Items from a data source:
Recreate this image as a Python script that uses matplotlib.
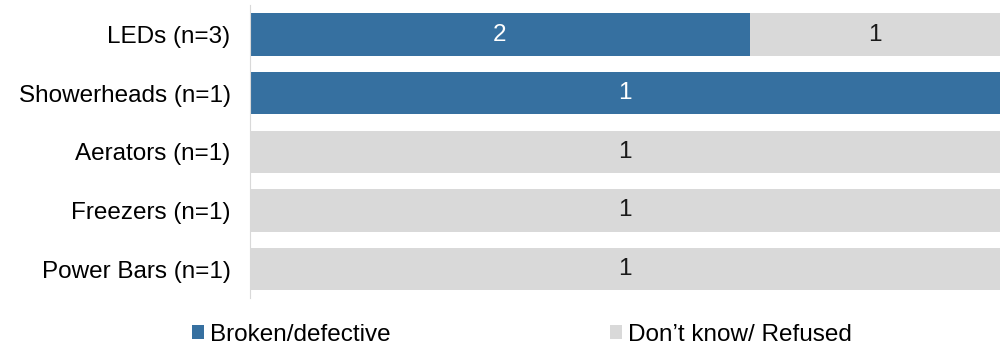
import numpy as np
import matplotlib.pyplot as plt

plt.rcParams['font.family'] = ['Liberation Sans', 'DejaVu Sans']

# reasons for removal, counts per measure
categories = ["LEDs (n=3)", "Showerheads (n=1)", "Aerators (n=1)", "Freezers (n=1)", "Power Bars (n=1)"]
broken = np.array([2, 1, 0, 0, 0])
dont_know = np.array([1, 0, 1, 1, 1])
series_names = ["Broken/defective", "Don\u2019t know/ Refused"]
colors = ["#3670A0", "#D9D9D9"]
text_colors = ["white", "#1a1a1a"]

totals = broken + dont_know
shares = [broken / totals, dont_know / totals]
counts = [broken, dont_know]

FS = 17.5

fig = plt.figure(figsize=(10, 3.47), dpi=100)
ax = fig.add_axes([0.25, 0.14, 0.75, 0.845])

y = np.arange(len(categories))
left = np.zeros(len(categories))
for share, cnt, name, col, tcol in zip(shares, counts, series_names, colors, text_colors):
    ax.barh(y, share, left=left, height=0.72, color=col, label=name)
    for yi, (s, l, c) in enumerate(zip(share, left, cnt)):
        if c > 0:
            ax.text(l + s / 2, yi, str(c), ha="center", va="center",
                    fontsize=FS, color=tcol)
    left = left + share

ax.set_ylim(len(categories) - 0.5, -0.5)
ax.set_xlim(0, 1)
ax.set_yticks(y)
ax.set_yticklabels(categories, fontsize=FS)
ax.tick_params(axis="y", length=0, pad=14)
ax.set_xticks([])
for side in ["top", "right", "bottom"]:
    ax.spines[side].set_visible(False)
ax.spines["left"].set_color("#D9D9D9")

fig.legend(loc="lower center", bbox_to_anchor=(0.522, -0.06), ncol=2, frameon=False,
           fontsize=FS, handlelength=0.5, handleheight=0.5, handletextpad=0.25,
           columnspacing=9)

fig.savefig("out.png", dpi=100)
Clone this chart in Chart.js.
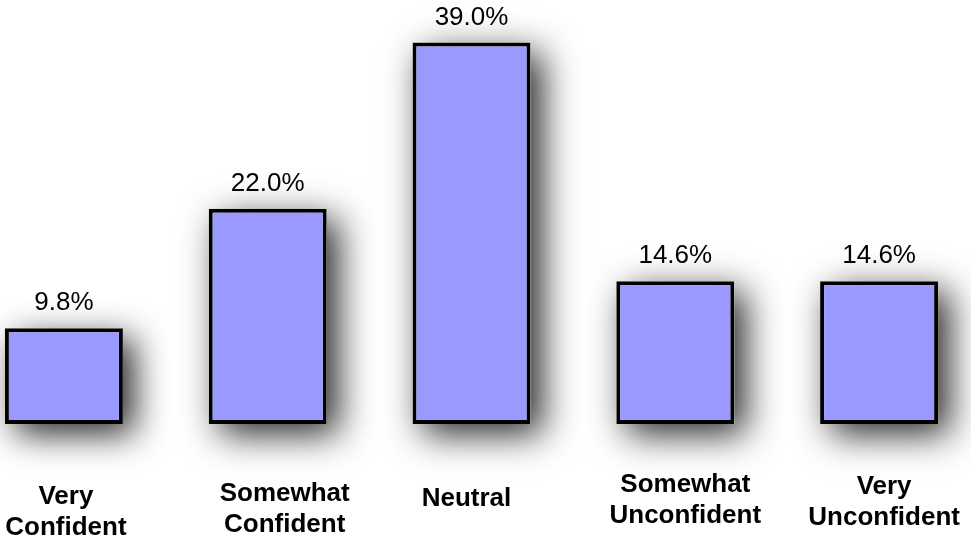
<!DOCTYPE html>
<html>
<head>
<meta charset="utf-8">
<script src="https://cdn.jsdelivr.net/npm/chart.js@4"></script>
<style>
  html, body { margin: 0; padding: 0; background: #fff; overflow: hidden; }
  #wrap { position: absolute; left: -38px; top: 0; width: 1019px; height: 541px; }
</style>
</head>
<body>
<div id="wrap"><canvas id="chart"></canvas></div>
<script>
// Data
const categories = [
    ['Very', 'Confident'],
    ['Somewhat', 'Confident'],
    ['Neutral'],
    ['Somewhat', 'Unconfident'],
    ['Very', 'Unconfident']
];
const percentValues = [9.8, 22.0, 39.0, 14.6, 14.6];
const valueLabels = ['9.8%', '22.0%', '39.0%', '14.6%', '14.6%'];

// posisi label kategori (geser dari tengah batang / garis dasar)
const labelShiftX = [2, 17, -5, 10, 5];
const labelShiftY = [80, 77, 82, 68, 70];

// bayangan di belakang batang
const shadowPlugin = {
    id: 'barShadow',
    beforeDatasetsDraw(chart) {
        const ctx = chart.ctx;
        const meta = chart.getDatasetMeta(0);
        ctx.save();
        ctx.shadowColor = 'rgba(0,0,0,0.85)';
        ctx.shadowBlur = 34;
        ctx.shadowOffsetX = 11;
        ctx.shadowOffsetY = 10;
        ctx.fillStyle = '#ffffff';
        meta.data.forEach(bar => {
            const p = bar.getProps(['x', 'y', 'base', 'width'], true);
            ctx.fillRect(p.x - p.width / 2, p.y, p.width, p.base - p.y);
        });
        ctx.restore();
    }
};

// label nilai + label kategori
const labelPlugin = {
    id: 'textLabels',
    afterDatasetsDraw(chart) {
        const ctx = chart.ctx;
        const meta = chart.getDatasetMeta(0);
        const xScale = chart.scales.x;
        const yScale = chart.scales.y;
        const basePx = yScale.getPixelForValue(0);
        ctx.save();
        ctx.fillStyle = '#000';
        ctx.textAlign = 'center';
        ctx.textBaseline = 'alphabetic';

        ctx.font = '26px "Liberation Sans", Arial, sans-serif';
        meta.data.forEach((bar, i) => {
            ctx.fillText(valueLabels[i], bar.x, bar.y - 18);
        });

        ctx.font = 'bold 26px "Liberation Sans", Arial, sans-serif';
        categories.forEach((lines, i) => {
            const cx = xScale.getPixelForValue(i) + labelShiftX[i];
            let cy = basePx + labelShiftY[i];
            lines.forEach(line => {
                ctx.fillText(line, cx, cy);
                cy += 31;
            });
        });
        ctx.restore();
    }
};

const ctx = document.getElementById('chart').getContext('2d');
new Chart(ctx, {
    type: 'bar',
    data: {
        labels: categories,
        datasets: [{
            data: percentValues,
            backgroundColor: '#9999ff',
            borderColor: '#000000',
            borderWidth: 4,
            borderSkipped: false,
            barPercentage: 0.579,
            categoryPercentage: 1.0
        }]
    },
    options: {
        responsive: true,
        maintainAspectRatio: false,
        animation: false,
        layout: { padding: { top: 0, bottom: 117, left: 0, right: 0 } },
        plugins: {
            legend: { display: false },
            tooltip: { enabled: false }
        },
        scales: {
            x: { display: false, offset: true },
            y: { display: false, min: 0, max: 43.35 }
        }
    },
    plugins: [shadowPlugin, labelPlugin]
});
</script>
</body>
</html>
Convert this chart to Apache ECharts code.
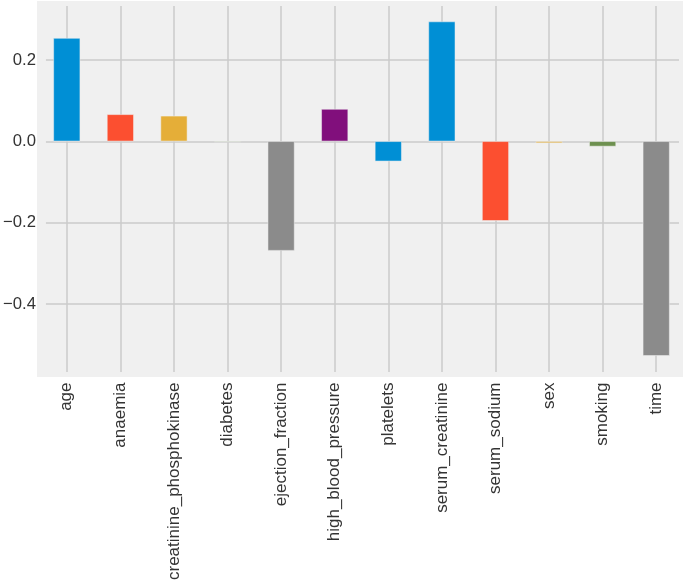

DIRECTIVE »
Starting at the first line of the entries, restate word for word everything through the line that holds "ax = fig.add_axes([0.25, 0.14, 0.75, 0.845])", both ends included, but omit any pictures.

SOLUTION »
Recreate this image as a Python script that uses matplotlib.
import numpy as np
import matplotlib.pyplot as plt

plt.rcParams['font.family'] = ['Liberation Sans', 'DejaVu Sans']

# reasons for removal, counts per measure
categories = ["LEDs (n=3)", "Showerheads (n=1)", "Aerators (n=1)", "Freezers (n=1)", "Power Bars (n=1)"]
broken = np.array([2, 1, 0, 0, 0])
dont_know = np.array([1, 0, 1, 1, 1])
series_names = ["Broken/defective", "Don\u2019t know/ Refused"]
colors = ["#3670A0", "#D9D9D9"]
text_colors = ["white", "#1a1a1a"]

totals = broken + dont_know
shares = [broken / totals, dont_know / totals]
counts = [broken, dont_know]

FS = 17.5

fig = plt.figure(figsize=(10, 3.47), dpi=100)
ax = fig.add_axes([0.25, 0.14, 0.75, 0.845])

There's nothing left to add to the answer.